The review in the Royal Courts of Justice has been brought by Davender Kumar Ghai, founder of the Anglo-Asian Friendship Society, who has been campaigning for a change of British laws to allow funeral pyres conforming to Hindu rites.

Currently, open air funeral pyres are not allowed, and many families in Britain take bodies of their deceased relatives to India for cremation according to Hindu rites.

Open-air funerals in Britain are illegal since 1930. The judicial review hearing is scheduled over three days from Tuesday.

Newcastle-based Ghai, 70, who is in poor health, said, "I have lived my entire life by the Hindu scriptures. I now yearn to die by them and I do not believe that natural cremation grounds as long as they were discreet, designated sites far from urban and residential areas would offend public decency."

"My loyalty is to Britain's values of fairness, tolerance and freedom. If I cannot die as a true Hindu, it will mean those values have died too," Ghai added.

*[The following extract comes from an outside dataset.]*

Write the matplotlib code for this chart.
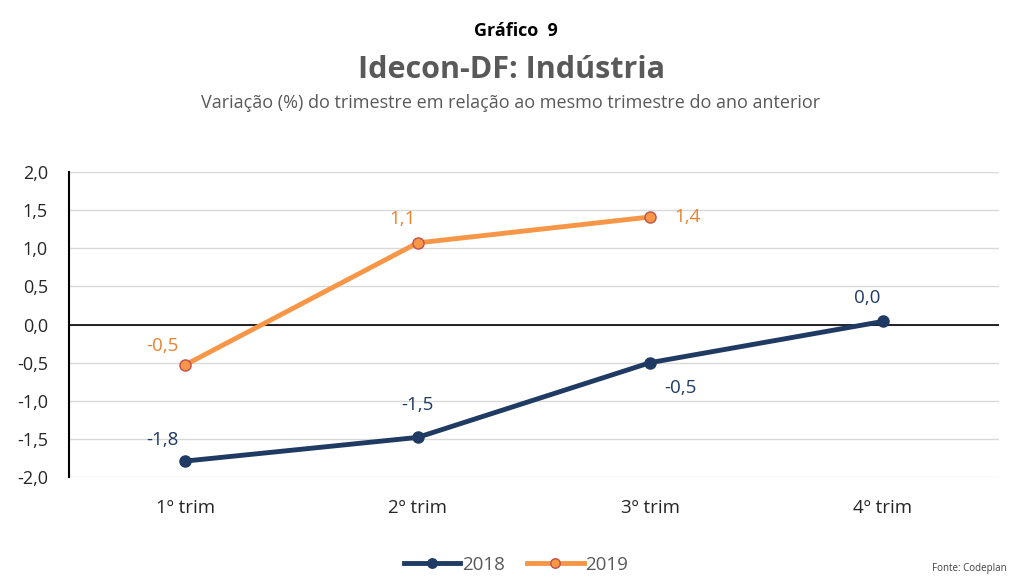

In an earlier legal hearing on the issue in March 2007, Justice Andrew Collins said the judicial review was of "considerable importance" and a full hearing in the high court was, in the public interest.

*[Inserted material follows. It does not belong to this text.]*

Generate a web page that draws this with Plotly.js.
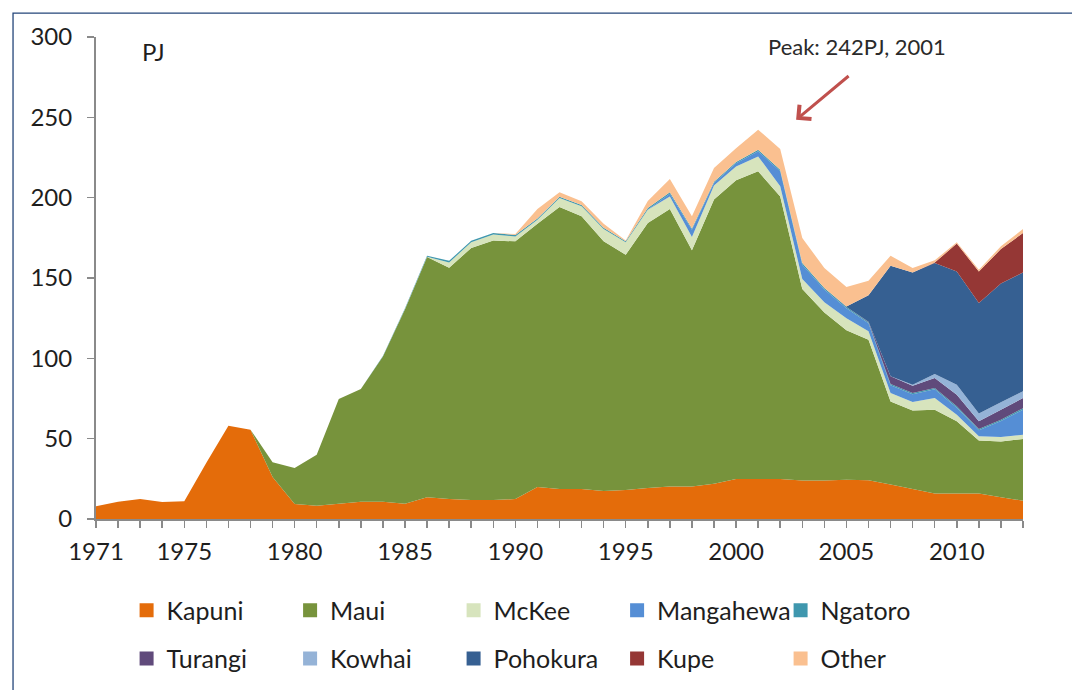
<!DOCTYPE html>
<html>
<head>
<meta charset="utf-8">
<script src="https://cdn.plot.ly/plotly-3.0.1.min.js"></script>
<style>html,body{margin:0;padding:0;background:#fff;}#chart{width:1072px;height:690px;}</style>
</head>
<body>
<div id="chart"></div>
<script>
const years = [];
for (let y = 1971; y <= 2013; y++) years.push(y);

const kapuni = [7.9,10.8,12.4,10.6,11.0,35.0,58.1,55.6,26.1,9.3,
  8.3,9.5,10.8,10.8,9.5,13.5,12.4,11.8,11.8,12.4,
  19.9,18.7,18.7,17.4,18.0,19.3,20.3,20.3,22.0,24.9,
  24.9,24.9,23.9,23.9,24.5,24.1,21.4,18.7,15.8,15.8,
  15.8,13.5,11.4];
const maui = [0,0,0,0,0,0,0,0,9.2,22.4,
  31.7,65.2,70.1,90.4,121.0,149.5,144.0,156.9,161.6,160.4,
  163.9,175.5,169.7,155.4,146.5,164.9,172.7,146.9,176.8,186.0,
  191.5,175.9,119.3,104.7,93.0,87.5,51.8,48.9,52.2,45.0,
  33.0,34.8,38.4];
const mckee = [0,0,0,0,0,0,0,0,0,0,
  0,0,0,0,0.2,0.3,3.3,3.5,3.6,3.1,
  2.5,5.6,6.2,7.7,7.7,8.3,7.8,8.3,8.7,8.5,
  9.3,6.3,6.2,6.3,7.5,5.2,5.2,5.2,7.3,4.1,
  2.7,2.7,2.7];
const mangahewa = [0,0,0,0,0,0,0,0,0,0,
  0,0,0,0,0,0,0,0,0,0,
  0,0,0,0,0,0.2,1.7,4.5,1.6,2.0,
  3.2,9.3,8.9,8.0,6.2,5.0,4.8,4.8,5.4,4.4,
  3.7,10.0,15.5];
const ngatoro = [0,0,0,0,0,0,0,0,0,0,
  0,0,0,0.3,0.5,0.6,1.0,1.0,1.0,0.9,
  0.8,0.8,0.8,0.8,0.7,0.8,0.8,0.8,0.8,0.8,
  1.0,1.0,1.0,0.9,0.8,0.6,0.8,0.8,0.8,0.8,
  0.8,0.8,1.0];
const turangi = [0,0,0,0,0,0,0,0,0,0,
  0,0,0,0,0,0,0,0,0,0,
  0,0,0,0,0,0,0,0,0,0,
  0,0,0,0,0,0.4,4.8,4.6,6.2,7.3,
  4.8,6.2,6.3];
const kowhai = [0,0,0,0,0,0,0,0,0,0,
  0,0,0,0,0,0,0,0,0,0,
  0,0,0,0,0,0,0,0,0,0,
  0,0,0,0,0,0,0,0.5,2.5,6.2,
  4.8,4.6,4.2];
const pohokura = [0,0,0,0,0,0,0,0,0,0,
  0,0,0,0,0,0,0,0,0,0,
  0,0,0,0,0,0,0,0,0,0,
  0,0,0,0,0.3,16.5,68.9,70.0,69.1,70.5,
  68.8,73.9,74.0];
const kupe = [0,0,0,0,0,0,0,0,0,0,
  0,0,0,0,0,0,0,0,0,0,
  0,0,0,0,0,0,0,0,0,0,
  0,0,0,0,0,0,0,0,0.3,17.3,
  19.7,21.5,24.5];
const other = [0,0,0,0,0,0,0,0,0,0,
  0,0,0,0,0,0,0,0,0,0.6,
  5.9,2.7,2.3,2.5,0.5,4.4,8.3,7.6,8.6,8.5,
  12.4,12.9,15.6,12.4,12.1,9.0,6.2,2.7,1.4,0.8,
  1.1,1.7,2.5];

const seriesNames = ["Kapuni","Maui","McKee","Mangahewa","Ngatoro","Turangi","Kowhai","Pohokura","Kupe","Other"];
const seriesValues = [kapuni,maui,mckee,mangahewa,ngatoro,turangi,kowhai,pohokura,kupe,other];
const seriesColors = ["#E46C0A","#77933C","#D7E4BD","#558ED5","#3F97AE","#604A7B","#95B3D7","#366092","#953735","#FAC090"];

const xTickVals = [1971,1975,1980,1985,1990,1995,2000,2005,2010];
const yTickVals = [0,50,100,150,200,250,300];

const FONT = "Lato, 'Open Sans', sans-serif";
const TXT = "#1e1e1e";

const traces = [];
seriesNames.forEach((name, i) => {
  traces.push({
    type: "scatter", x: years, y: seriesValues[i], name: name,
    stackgroup: "one", mode: "none", fillcolor: seriesColors[i],
    showlegend: false, hoverinfo: "skip"
  });
});
seriesNames.forEach((name, i) => {
  traces.push({
    type: "scatter", x: [null], y: [null], name: name, mode: "markers",
    marker: {symbol: "square", size: 14, color: seriesColors[i]},
    showlegend: true, legend: i < 5 ? "legend" : "legend2", hoverinfo: "skip"
  });
});

const legendCommon = {
  orientation: "h", entrywidth: 118.5, entrywidthmode: "pixels", traceorder: "normal",
  font: {family: FONT, size: 25, color: TXT},
  bgcolor: "rgba(0,0,0,0)", xref: "paper", yref: "paper",
  xanchor: "left", yanchor: "middle", itemclick: false, itemdoubleclick: false,
  tracegroupgap: 0
};

const layout = {
  width: 1072, height: 690,
  margin: {l: 96, r: 49, t: 37, b: 171, autoexpand: false},
  paper_bgcolor: "#ffffff", plot_bgcolor: "#ffffff",
  font: {family: FONT, size: 24, color: TXT},
  hovermode: false,
  xaxis: {
    range: [1971, 2013], tickvals: xTickVals, ticktext: xTickVals.map(String),
    showgrid: false, zeroline: false, showline: true, linecolor: "#8a8a8a", linewidth: 2,
    ticks: "outside", ticklen: 7, tickwidth: 1.5, tickcolor: "#8a8a8a",
    minor: {dtick: 1, tick0: 1971, ticks: "outside", ticklen: 7, tickwidth: 1.5, tickcolor: "#8a8a8a", showgrid: false},
    tickfont: {family: FONT, size: 24, color: TXT}, ticklabelstandoff: 3
  },
  yaxis: {
    range: [0, 300], tickvals: yTickVals,
    showgrid: false, zeroline: false, showline: true, linecolor: "#8a8a8a", linewidth: 2,
    ticks: "outside", ticklen: 7, tickwidth: 1.5, tickcolor: "#8a8a8a",
    tickfont: {family: FONT, size: 24, color: TXT}, ticklabelstandoff: 10
  },
  legend: Object.assign({}, legendCommon, {x: 0.033, y: -0.19}),
  legend2: Object.assign({}, legendCommon, {x: 0.033, y: -0.29}),
  annotations: [
    {xref: "paper", yref: "paper", x: 0.062, y: 0.97, text: "PJ", showarrow: false,
     xanchor: "center", yanchor: "middle", font: {family: FONT, size: 24, color: TXT}},
    {xref: "paper", yref: "paper", x: 0.821, y: 0.98, text: "Peak: 242PJ, 2001", showarrow: false,
     xanchor: "center", yanchor: "middle", font: {family: FONT, size: 22, color: "#2a2a2a"}},
    {xref: "x", yref: "y", x: 2002.72, y: 248.5, text: "", showarrow: true,
     ax: 54, ay: -45, arrowhead: 4, arrowsize: 1.2, arrowwidth: 3, arrowcolor: "#C0504D"}
  ],
  shapes: [
    {type: "rect", xref: "paper", yref: "paper", x0: -0.0895, x1: 1.07, y0: -0.40, y1: 1.0495,
     line: {color: "#24467A", width: 1.3}, fillcolor: "rgba(0,0,0,0)", layer: "below"}
  ]
};

Plotly.newPlot("chart", traces, layout, {staticPlot: true, displayModeBar: false});
</script>
</body>
</html>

"As a Hindu, I believe my soul should be liberated in consecrated fire, Agni, after death -- a sacramental rebirth," Ghai also said.

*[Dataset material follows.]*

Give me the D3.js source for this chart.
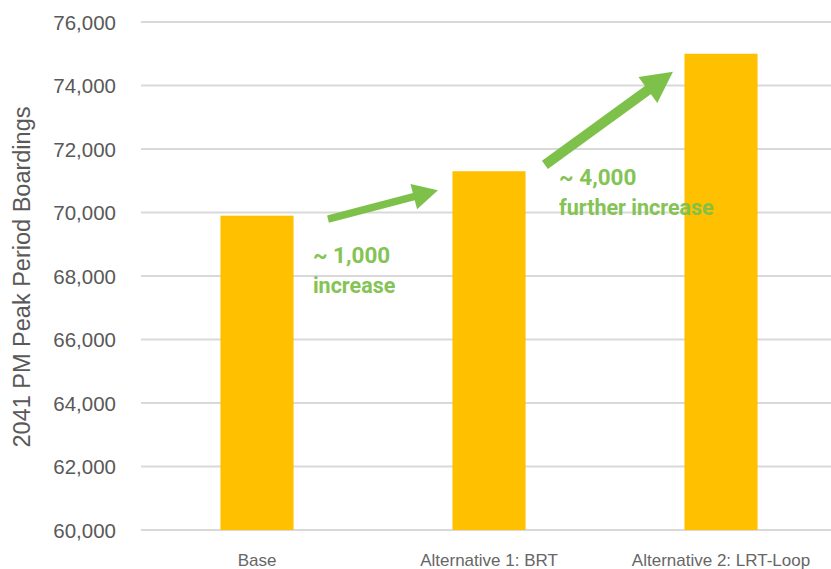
<!DOCTYPE html>
<html><head><meta charset="utf-8">
<script src="https://cdn.jsdelivr.net/npm/d3@7"></script>
<style>body{margin:0;background:#fff}svg{display:block}</style>
</head><body>
<svg id="c" width="831" height="569"></svg>
<script>
const categories = ["Base", "Alternative 1: BRT", "Alternative 2: LRT-Loop"];
const boardings = [69900, 71300, 75000];
const yTicks = [60000, 62000, 64000, 66000, 68000, 70000, 72000, 74000, 76000];
const yTitle = "2041 PM Peak Period Boardings";
// annotations: position = category index (fractional), value
const arrows = [
  {from: [0.306, 69790], to: [0.78, 70700]},
  {from: [1.241, 71500], to: [1.793, 74430]}
];
const notes = [
  {pos: [0.241, 68420], lines: ["~ 1,000", "increase"]},
  {pos: [1.302, 70870], lines: ["~ 4,000", "further increase"]}
];

(function () {
const svg = d3.select("#c");
const mLeft = 141, mRight = 837, mTop = 22, mBottom = 530;
const x = d3.scaleBand().domain(categories).range([mLeft, mRight]).paddingInner(0.685).paddingOuter(0.3425);
const y = d3.scaleLinear().domain([60000, 76000]).range([mBottom, mTop]);
const xi = d3.scaleLinear().domain([0, 1]).range([x(categories[0]) + x.bandwidth()/2, x(categories[1]) + x.bandwidth()/2]);

// gridlines
svg.append("g").selectAll("line").data(yTicks).join("line")
  .attr("x1", mLeft).attr("x2", 831).attr("y1", d => y(d)).attr("y2", d => y(d))
  .attr("stroke", "#d9d9d9").attr("stroke-width", 2);

// y axis labels
const yAxis = d3.axisLeft(y).tickValues(yTicks).tickFormat(d3.format(",")).tickSize(0).tickPadding(0);
const ga = svg.append("g").attr("transform", "translate(116,0)").call(yAxis);
ga.select(".domain").remove();
ga.selectAll("text").attr("font-family", "Liberation Sans, Arial, sans-serif").attr("font-size", 20.5).attr("fill", "#595959").attr("dy", "0.36em");

// bars
svg.append("g").selectAll("rect").data(boardings).join("rect")
  .attr("x", (d, i) => x(categories[i])).attr("width", x.bandwidth())
  .attr("y", d => y(d)).attr("height", d => y(60000) - y(d))
  .attr("fill", "#ffc000");

// x axis labels
const xAxis = d3.axisBottom(x).tickSize(0).tickPadding(0);
const gx = svg.append("g").attr("transform", `translate(0,${mBottom + 36})`).call(xAxis);
gx.select(".domain").remove();
gx.selectAll("text").attr("font-family", "Liberation Sans, Arial, sans-serif").attr("font-size", 17).attr("fill", "#666666").attr("dy", "0");

// y title
svg.append("text").attr("transform", `translate(30,277) rotate(-90)`)
  .attr("text-anchor", "middle").attr("font-family", "Liberation Sans, Arial, sans-serif")
  .attr("font-size", 23.5).attr("fill", "#595959").text(yTitle);

// arrows
const green = "#7dc14b";
const arrowStyle = [{headLen: 25, headW: 13, sw: 7.5}, {headLen: 31, headW: 16, sw: 10}];
arrows.forEach((a, k) => {
  const {headLen, headW, sw} = arrowStyle[k];
  const x1 = xi(a.from[0]), y1 = y(a.from[1]), x2 = xi(a.to[0]), y2 = y(a.to[1]);
  const ang = Math.atan2(y2 - y1, x2 - x1);
  const bx = x2 - headLen * Math.cos(ang), by = y2 - headLen * Math.sin(ang);
  svg.append("line").attr("x1", x1).attr("y1", y1).attr("x2", bx + 2*Math.cos(ang)).attr("y2", by + 2*Math.sin(ang))
    .attr("stroke", green).attr("stroke-width", sw);
  const px = -Math.sin(ang), py = Math.cos(ang);
  svg.append("path").attr("d", `M${x2},${y2}L${bx + headW*px},${by + headW*py}L${bx - headW*px},${by - headW*py}Z`)
    .attr("fill", green);
});

// notes
notes.forEach((n) => {
  const t = svg.append("text").attr("x", xi(n.pos[0])).attr("y", y(n.pos[1]))
    .attr("font-family", "Roboto, Liberation Sans, sans-serif").attr("font-weight", "bold")
    .attr("fill", green).attr("opacity", 0.95);
  n.lines.forEach((l, i) => {
    t.append("tspan").attr("x", xi(n.pos[0])).attr("dy", i === 0 ? 0 : 30)
      .attr("font-size", i === 0 ? 22.5 : 21.5).text(l);
  });
});
})();
</script>
</body></html>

Ghai's lawyers are set to argue that denying him the right to an open-air pyre conflicts with human rights legislation which protects, among other rights, the right to freedom of religious belief.

"This case simply covers the right of a devout Hindu to perform a funeral in line with his cultural and religious beliefs," his lawyer Ramby De Mello told the high court as he opened his case.

Ghai said before the hearing that he was seeking a judicial review to "clarify and enforce the law, not disrespect it".

The case, being heard by judge Ross Cranston, is expected to last three days. A Ministry of Justice spokesperson said, "There are inevitably competing views on the appropriate arrangements for disposing of bodies stemming from different views about religion, morals and decency."

"The current law requires that cremations must take place in a crematorium and open air funeral pyres are not allowed. The government considers that this requirement is justified, taking into account the complex social and political issues raised," the spokesperson added.

In July 2006, Ghai organised a funeral pyre in a remote field in Northumberland of Rajpal Mehat, 31, an illegal Indian immigrant. The act was against the law but the Crown Prosecution Service decided not to bring charges.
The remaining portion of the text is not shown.